Asi and Duchi recently conducted a general study of variants of the inverse sensitivity mechanism, showing that for one-dimensional statistics, they are instance-optimal relative to the class of "unbiased" private mechanisms. However, they left the questions of efficient implementation and instance-optimality for higher-dimensional statistics largely unexplored.
This work makes three classes of contributions. First, it describes two "approximate" variants of the inverse sensitivity mechanism that can be computed efficiently using local sensitivities and gradient descent. Second, it proves instance-optimality for vector-valued functions relative to a generalization of unbiased mechanisms. And finally, it considers several concrete applications to mean estimation, PCA, and linear regression.

__ Strengths__: While inverse sensitivity mechanisms have been studied in a number of works, there aren't too many settings in which it's actually efficiently computable. This paper makes nice progress toward showing how it can be used in general settings to get state-of-the-art accuracy bounds.
While I am not certain how interesting the specific notions of instance-optimality studied are (see below), I think it's an interesting objective to shoot for and this work provides guidance for how to define instance-optimality and calibrate expectations for what's achievable.

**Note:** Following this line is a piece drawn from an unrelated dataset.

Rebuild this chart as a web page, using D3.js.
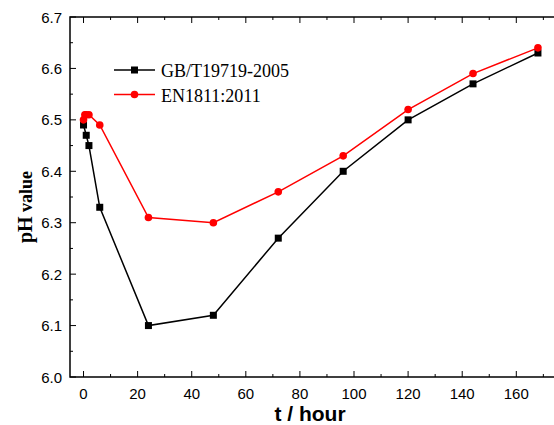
<!DOCTYPE html>
<html>
<head>
<meta charset="utf-8">
<script src="https://cdn.jsdelivr.net/npm/d3@7"></script>
<style>
  body { margin: 0; background: #fff; }
  svg { display: block; }
</style>
</head>
<body>
<div id="chart"></div>
<script>
// hours sampled for each standard
const gbHours = [0, 1, 2, 6, 24, 48, 72, 96, 120, 144, 168];
const gbValues = [6.49, 6.47, 6.45, 6.33, 6.10, 6.12, 6.27, 6.40, 6.50, 6.57, 6.63];
const enHours = [0, 0.5, 1, 2, 6, 24, 48, 72, 96, 120, 144, 168];
const enValues = [6.50, 6.51, 6.51, 6.51, 6.49, 6.31, 6.30, 6.36, 6.43, 6.52, 6.59, 6.64];
const xTicks = [0, 20, 40, 60, 80, 100, 120, 140, 160];
const yTicks = [6.0, 6.1, 6.2, 6.3, 6.4, 6.5, 6.6, 6.7];
const seriesNames = ["GB/T19719-2005", "EN1811:2011"];

const width = 554;
const height = 425;
const plotLeft = 70, plotTop = 17, plotBottom = 377;

const svg = d3.select("#chart")
  .append("svg")
  .attr("width", width)
  .attr("height", height);

const x = d3.scaleLinear().domain([-5, 180]).range([plotLeft, 570.4]);
const y = d3.scaleLinear().domain([6.0, 6.7]).range([plotBottom, plotTop]);

// frame: left, bottom and top (right edge is cut off)
svg.append("path")
  .attr("d", `M${width},${plotTop}H${plotLeft}V${plotBottom}H${width}`)
  .attr("fill", "none")
  .attr("stroke", "#000")
  .attr("stroke-width", 1.5);

const minorX = d3.range(10, 180, 20);
const minorY = d3.range(6.05, 6.7, 0.1);

// ticks point into the plot
const ticks = svg.append("g").attr("stroke", "#000").attr("stroke-width", 1);
xTicks.forEach(t => {
  ticks.append("line").attr("x1", x(t)).attr("x2", x(t)).attr("y1", plotBottom).attr("y2", plotBottom - 6);
  ticks.append("line").attr("x1", x(t)).attr("x2", x(t)).attr("y1", plotTop).attr("y2", plotTop + 6);
});
minorX.forEach(t => {
  ticks.append("line").attr("x1", x(t)).attr("x2", x(t)).attr("y1", plotBottom).attr("y2", plotBottom - 3);
  ticks.append("line").attr("x1", x(t)).attr("x2", x(t)).attr("y1", plotTop).attr("y2", plotTop + 3);
});
yTicks.forEach(t => {
  ticks.append("line").attr("x1", plotLeft).attr("x2", plotLeft + 6).attr("y1", y(t)).attr("y2", y(t));
});
minorY.forEach(t => {
  ticks.append("line").attr("x1", plotLeft).attr("x2", plotLeft + 3).attr("y1", y(t)).attr("y2", y(t));
});

// tick labels
svg.append("g")
  .selectAll("text")
  .data(xTicks)
  .join("text")
  .attr("x", d => x(d))
  .attr("y", 399)
  .attr("text-anchor", "middle")
  .attr("font-family", "Liberation Sans, Arial, sans-serif")
  .attr("font-size", 15)
  .text(d => d);

svg.append("g")
  .selectAll("text")
  .data(yTicks)
  .join("text")
  .attr("x", 62)
  .attr("y", d => y(d) + 5.5)
  .attr("text-anchor", "end")
  .attr("font-family", "Liberation Sans, Arial, sans-serif")
  .attr("font-size", 15)
  .text(d => d.toFixed(1));

// axis titles
svg.append("text")
  .attr("x", 310)
  .attr("y", 421)
  .attr("text-anchor", "middle")
  .attr("font-family", "Liberation Sans, Arial, sans-serif")
  .attr("font-weight", "bold")
  .attr("font-size", 21)
  .text("t / hour");

const yTitle = svg.append("text")
  .attr("transform", "translate(31.5,207) rotate(-90)")
  .attr("text-anchor", "middle")
  .attr("font-family", "Liberation Serif, Times New Roman, serif")
  .attr("font-weight", "bold");
yTitle.append("tspan").attr("font-size", 20).text("pH");
yTitle.append("tspan").attr("font-size", 18).text(" value");

// series
const line = d3.line().x(d => x(d[0])).y(d => y(d[1]));
const gbData = gbHours.map((h, i) => [h, gbValues[i]]);
const enData = enHours.map((h, i) => [h, enValues[i]]);

svg.append("path")
  .datum(gbData)
  .attr("d", line)
  .attr("fill", "none")
  .attr("stroke", "#000")
  .attr("stroke-width", 1.5);

svg.append("path")
  .datum(enData)
  .attr("d", line)
  .attr("fill", "none")
  .attr("stroke", "#f00")
  .attr("stroke-width", 1.5);

svg.append("g")
  .selectAll("rect")
  .data(gbData)
  .join("rect")
  .attr("x", d => x(d[0]) - 3.5)
  .attr("y", d => y(d[1]) - 3.5)
  .attr("width", 7)
  .attr("height", 7)
  .attr("fill", "#000");

svg.append("g")
  .selectAll("circle")
  .data(enData)
  .join("circle")
  .attr("cx", d => x(d[0]))
  .attr("cy", d => y(d[1]))
  .attr("r", 3.8)
  .attr("fill", "#f00");

// legend
const legend = svg.append("g").attr("font-family", "Liberation Serif, Times New Roman, serif").attr("font-size", 18);
const legendRows = [
  { name: seriesNames[0], color: "#000", shape: "square", yPos: 70 },
  { name: seriesNames[1], color: "#f00", shape: "circle", yPos: 94.5 }
];
legendRows.forEach(r => {
  legend.append("line")
    .attr("x1", 114).attr("x2", 155)
    .attr("y1", r.yPos).attr("y2", r.yPos)
    .attr("stroke", r.color).attr("stroke-width", 1.5);
  if (r.shape === "square") {
    legend.append("rect").attr("x", 131).attr("y", r.yPos - 3.5).attr("width", 7).attr("height", 7).attr("fill", r.color);
  } else {
    legend.append("circle").attr("cx", 134.5).attr("cy", r.yPos).attr("r", 3.8).attr("fill", r.color);
  }
  legend.append("text")
    .attr("x", 161)
    .attr("y", r.yPos + 7)
    .text(r.name);
});
</script>
</body>
</html>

__ Weaknesses__: It's not clear to me that the notion of unbiasedness of mechanisms is such a natural or desirable constraint. For example, suppose f is the one-dimensional median function and consider the dataset consisting of: k copies of 0, 1 copy of 3, and k copies of 4. Then the ball B_2 of radius 2 around 2 contains the entire dataset, so an approximate median should land in here with very high probability. Meanwhile, the ball B_3 of radius 2 around 3 excludes nearly half of the dataset but includes a lot of points outside the range of the data. Unbiasedness requires that an an approximate median be more likely to land in B_3 than in B_2.
Similarly, the definition of local minimax optimality seems to exclude some useful mechanisms from the benchmark. For example, fix a packing P of datasets in X^n that are all at distances t from each other. Let f be the function that, on input a dataset x, outputs the point in the packing that is closest to x. If t is at least ~log(1/delta)/eps and x is a point in the packing, then propose-test-release can be used to exactly output f(y) for every y in a neighborhood of size, say, t/2 of x. But such a mechanism would be ruled out in any dimension d larger than log(1/delta). (I realize the focus of the paper is on pure DP, so maybe the bound of d/eps is exactly to make the analog of this mechanism for discrete d-dimensional output spaces permissible.)

__ Correctness__: I did not check the proofs in detail, but the techniques and proof ideas look correct.

__ Clarity__: The paper is clearly written.

__ Relation to Prior Work__: Prior work is mostly well-discussed. Some additional comparison could be done to the extensive prior work on linear regression; see, e.g., http://auai.org/uai2018/proceedings/papers/40.pdf for a retrospective and the references therein.

__ Reproducibility__: Yes

__ Additional Feedback__: EDIT: I thank the authors for their feedback and am satisfied with how they addressed my comments. As a technical comment, lower bounds via fingerprinting codes seem unlikely to achieve a log(1/delta)/eps kind of the dependence. The reason is that they don't distinguish between approximate DP and concentrated DP, whereas getting a log(1/delta)/eps upper bound inherently makes use of a delta probability of privacy failure.

__ Summary and Contributions__: Update after rebuttal:
I'm satisfied with the authors response to the reviews and leave my score at 7.
=================
The paper presents approximations to inverse sensitivity, either based on local sensitivity or on loss function gradients, along with instance-specific lower bounds and some application examples.

__ Strengths__: - topic highly relevant to the NeurIPS community
- clearly written and explained
- to the extent of my knowledge, good grounding in recent work

__ Weaknesses__: I didn’t find any strong weaknesses. One general criticism that applies to many DP-theory papers, and that could be applied here, is lack of experimental validation/proof of concept. Having an algorithm with attractive bounds is great, but not that relevant if people don’t actually use DP (in other areas, I think there is a stronger argument for theory for the sake of understanding, but I haven’t seen it made convincingly for DP). It would be helpful in this regard if papers like this one that propose an algorithm would also provide at least a basic implementation and test on the use cases they consider. However, I don’t think that this is core to the message of the paper, and acknowledge that it would put a strain on the page limit.

__ Correctness__: Yes, as far as I can tell.

__ Clarity__: I found the paper pleasantly clear and easy to read. I will make some small comments in the “additional feedback” box.

__ Relation to Prior Work__: Yes.

__ Reproducibility__: Yes

__ Additional Feedback__: Clarity comments:
- In Theorem 1, $x$ and $l$ are a bit overloaded ($l$ having been used frequently in the previous paragraph). It would be easier to parse if the naming was a bit more diverse.
- Maybe differentiate between basic inverse sensitivity mechanism and smoothed inverse sensitivity mechanism. It was a hiccup for me to see Theorem 1 referring to “the inverse sensitivity mechanism”, but requiring smoothing.
- Proposition 2.2: What does $\varepsilon = O(1)$ mean? Where can $\varepsilon$ vary?
- Section 2.2 was the least clear part of the paper to me. It felt a bit rushed, after Sec 2.1 which was very nicely explained.
- Proposition 2.3: “Let [...] satisfy the assumptions of Proposition 2.1.” It’s not immediately clear how those assumptions transfer. Maybe spell them out again?
- Theorem 3: I would add the 2-superscript in the modulus of continuity.
One more general comment: It doesn’t seem surprising that minimax bounds are not representative of the hardness of well-behaved problems, so I don’t think it needs to be mentioned as often as it is.